If I have some spare time I will try to find out about the other parts of the post.

rendova
01-24-2007, 04:50 PM
That's probably so, Frogger.

I questioned some of that myself, especially about the dead people and people sitting up with them to make sure they were dead...I'd always heard that they sat with them just in order to show respect or to keep evil spirits away.
Some most likely true tho--esp about the food and the bathing.
Lord, people were filthy in those days...that, combined with their nonstop dawn to dusk work and poor diet, contributed to their early deaths.

Frogger
01-24-2007, 05:11 PM
Brides carrying bouquets far antecedes the 1500's. Brides in Ancient Egypt, a nation noted for cleanliness and frequent bathing, carring a bouquet of strong smelling herbs to keep away evil spirits. Roman brides carried a bouquet of Rosemary to symbolize fidelity and fertility. Greek brides carried ivy, spanish brides orange blossoms and the Victorians, roses.

Throwing out the baby with the bathwater is not an English expression but a translation of a German proverb, Das Kind mit dem Bade ausschütten

Canopy beds originallh had more than simple canopies. They were also surrounded by g who left the dust bowl.auzey material whose purpose was to keep out flying insects, not to keep things from dropping onto the bed.

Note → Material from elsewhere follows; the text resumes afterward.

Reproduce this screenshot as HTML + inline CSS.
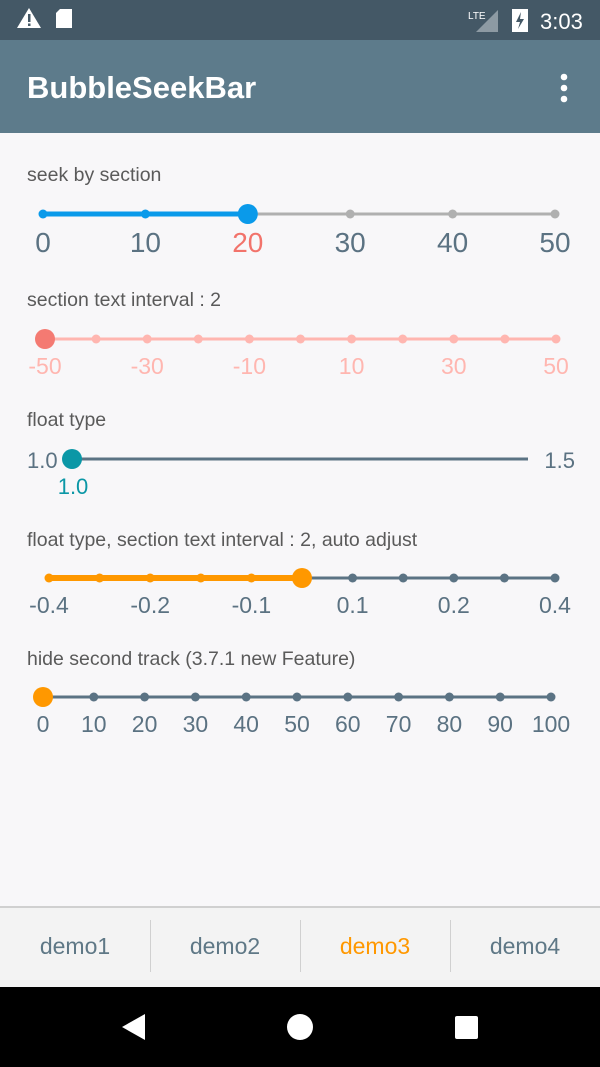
<!DOCTYPE html>
<html><head><meta charset="utf-8"><style>
body{margin:0;width:600px;height:1067px;position:relative;overflow:hidden;background:#f8f7f9;font-family:"Liberation Sans",Roboto,sans-serif}
.abs{position:absolute}
.title{position:absolute;left:27px;font-size:19.5px;color:#5a5a5a;line-height:20px}
.tab{position:absolute;top:906px;height:81px;width:150px;line-height:81px;text-align:center;font-size:23px;color:#5f7886}
</style></head><body>
<div class="abs" style="left:0;top:0;width:600px;height:40px;background:#445866"></div>
<svg class="abs" style="left:0;top:0" width="600" height="40">
<polygon points="17,28 29,8 41,28" fill="#fff"/><rect x="28" y="14" width="2.5" height="8" fill="#445866"/><rect x="28" y="23.5" width="2.5" height="2.5" fill="#445866"/>
<path d="M60,9 h12 v19 h-16 v-15 z" fill="#fff"/>
<text x="468" y="19" font-size="10" fill="#fff" font-family="Liberation Sans">LTE</text>
<polygon points="476,32 498,10 498,32" fill="#8d9aa3"/>
<rect x="512" y="9" width="16" height="23" fill="#fff"/><path d="M521,12 l-5,10 h4 l-2,7 l6,-10 h-4 z" fill="#445866"/>
<text x="540" y="29" font-size="22" fill="#fff" font-family="Liberation Sans">3:03</text>
</svg>
<div class="abs" style="left:0;top:40px;width:600px;height:93px;background:#5d7b8b"></div>
<div class="abs" style="left:27px;top:70px;font-size:31px;font-weight:bold;color:#fff;line-height:36px">BubbleSeekBar</div>
<svg class="abs" style="left:554px;top:72px" width="20" height="32"><circle cx="10" cy="5" r="3.3" fill="#fff"/><circle cx="10" cy="16" r="3.3" fill="#fff"/><circle cx="10" cy="27" r="3.3" fill="#fff"/></svg>

<div class="title" style="top:165px">seek by section</div>
<div class="title" style="top:290px">section text interval : 2</div>
<div class="title" style="top:410px">float type</div>
<div class="title" style="top:530px">float type, section text interval : 2, auto adjust</div>
<div class="title" style="top:649px">hide second track (3.7.1 new Feature)</div>

<div id="sliders"></div>

<div class="abs" style="left:0;top:906px;width:600px;height:81px;background:#f3f3f3;border-top:2px solid #d0d0d0;box-sizing:border-box"></div>
<div class="abs" style="left:150px;top:920px;width:1px;height:52px;background:#d0d0d0"></div>
<div class="abs" style="left:300px;top:920px;width:1px;height:52px;background:#d0d0d0"></div>
<div class="abs" style="left:450px;top:920px;width:1px;height:52px;background:#d0d0d0"></div>
<div class="tab" style="left:0">demo1</div>
<div class="tab" style="left:150px">demo2</div>
<div class="tab" style="left:300px;color:#ff9800">demo3</div>
<div class="tab" style="left:450px">demo4</div>
<div class="abs" style="left:0;top:987px;width:600px;height:80px;background:#000"></div>
<svg class="abs" style="left:0;top:987px" width="600" height="80">
<polygon points="122,40 145,27 145,53" fill="#fff"/>
<circle cx="300" cy="40" r="13" fill="#fff"/>
<rect x="455" y="29" width="23" height="23" rx="2" fill="#fff"/>
</svg>
<script>
// slider 1
const s1Ticks=["0","10","20","30","40","50"];
const s1Value=2;
// slider 2
const s2Count=11;
const s2Labels=["-50","","-30","","-10","","10","","30","","50"];
const s2Value=0;
// slider 4
const s4Count=11;
const s4Labels=["-0.4","","-0.2","","-0.1","","0.1","","0.2","","0.4"];
const s4Value=5;
// slider 5
const s5Labels=["0","10","20","30","40","50","60","70","80","90","100"];
const s5Value=0;

const root=document.getElementById('sliders');
const NS='http://www.w3.org/2000/svg';
const svg=document.createElementNS(NS,'svg');
svg.setAttribute('width','600');svg.setAttribute('height','1067');
svg.setAttribute('style','position:absolute;left:0;top:0');


root.appendChild(svg);
function el(t,a,name,inter){const e=document.createElementNS(NS,t);for(const k in a)e.setAttribute(k,a[k]);


svg.appendChild(e);return e;}
function txt(x,y,s,size,col,name,anchor){const e=el('text',{x:x,y:y,'font-size':size,fill:col,'text-anchor':anchor||'middle','font-family':'Liberation Sans, sans-serif'},name,false);e.textContent=s;}
function slider(o){
 const n=o.count,sx=i=>o.x0+(o.x1-o.x0)*i/(n-1);
 el('line',{x1:o.x0,y1:o.y,x2:o.x1,y2:o.y,stroke:o.track,'stroke-width':o.tw},o.name+'-track',true);
 const tx=sx(o.value);
 if(o.value>0) el('line',{x1:o.x0,y1:o.y,x2:tx,y2:o.y,stroke:o.prog,'stroke-width':o.pw},o.name+'-progress',false);
 for(let i=0;i<n;i++){ if(o.dots) el('circle',{cx:sx(i),cy:o.y,r:o.dr,fill:i<=o.value?o.prog:o.track},o.name+'-tick-'+i,false);
  const l=o.labels[i]; if(l) txt(sx(i),o.ly,l,o.ls,(o.selCol&&i==o.value)?o.selCol:o.lc,o.name+'-label-'+i);}
 el('circle',{cx:tx,cy:o.y,r:o.tr,fill:o.thumb},o.name+'-thumb',true);
}
slider({name:'seekbar-section',count:s1Ticks.length,x0:43,x1:555,y:214,track:'#b0b0b0',tw:3,prog:'#0a9aea',pw:5,dots:true,dr:4.5,value:s1Value,labels:s1Ticks,ly:252,ls:28,lc:'#5b7282',selCol:'#f2736b',tr:10,thumb:'#0a9aea'});
slider({name:'seekbar-interval',count:s2Count,x0:45,x1:556,y:339,track:'#ffb6b0',tw:3,prog:'#f47a72',pw:3,dots:true,dr:4.5,value:s2Value,labels:s2Labels,ly:374,ls:23,lc:'#ffb6b0',tr:10,thumb:'#f47a72'});
// slider 3
el('line',{x1:72,y1:459,x2:528,y2:459,stroke:'#5b7384','stroke-width':3},'seekbar-float-track',true);
el('circle',{cx:72,cy:459,r:10,fill:'#0b97a6'},'seekbar-float-thumb',true);
txt(27,468,'1.0',22,'#5b7282','seekbar-float-min','start');
txt(575,468,'1.5',22,'#5b7282','seekbar-float-max','end');
txt(73,494,'1.0',22,'#0b97a6','seekbar-float-value');
slider({name:'seekbar-auto-adjust',count:s4Count,x0:49,x1:555,y:578,track:'#5b7384',tw:3,prog:'#ff9800',pw:6,dots:true,dr:4.5,value:s4Value,labels:s4Labels,ly:613,ls:23,lc:'#5b7282',tr:10,thumb:'#ff9800'});
slider({name:'seekbar-hide-track',count:s5Labels.length,x0:43,x1:551,y:697,track:'#5b7384',tw:3,prog:'#5b7384',pw:3,dots:true,dr:4.5,value:s5Value,labels:s5Labels,ly:732,ls:23,lc:'#5b7282',tr:10,thumb:'#ff9800'});
</script>
</body></html>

Dirt poor is an American expression, not an English one. It refers to the poor farmers of the depression who migrated from the dust bowl.

Sparky2
01-25-2007, 04:30 AM
That's a collection of urban legends and myths:

http://www.snopes.com/language/phrases/1500.htm

Entertaining stuff, though.

LionelHutz
01-25-2007, 09:33 PM
I love Snopes. I'm trying to teach my mother-in-law about it, but the e-mails continue unabated.

sedan
01-25-2007, 10:01 PM
ROFL! My first mother-in-law was like that. I was constantly amazed by her vast and certain knowledge of the world (living, as she did, in the middle of nowhere on the Canadian border).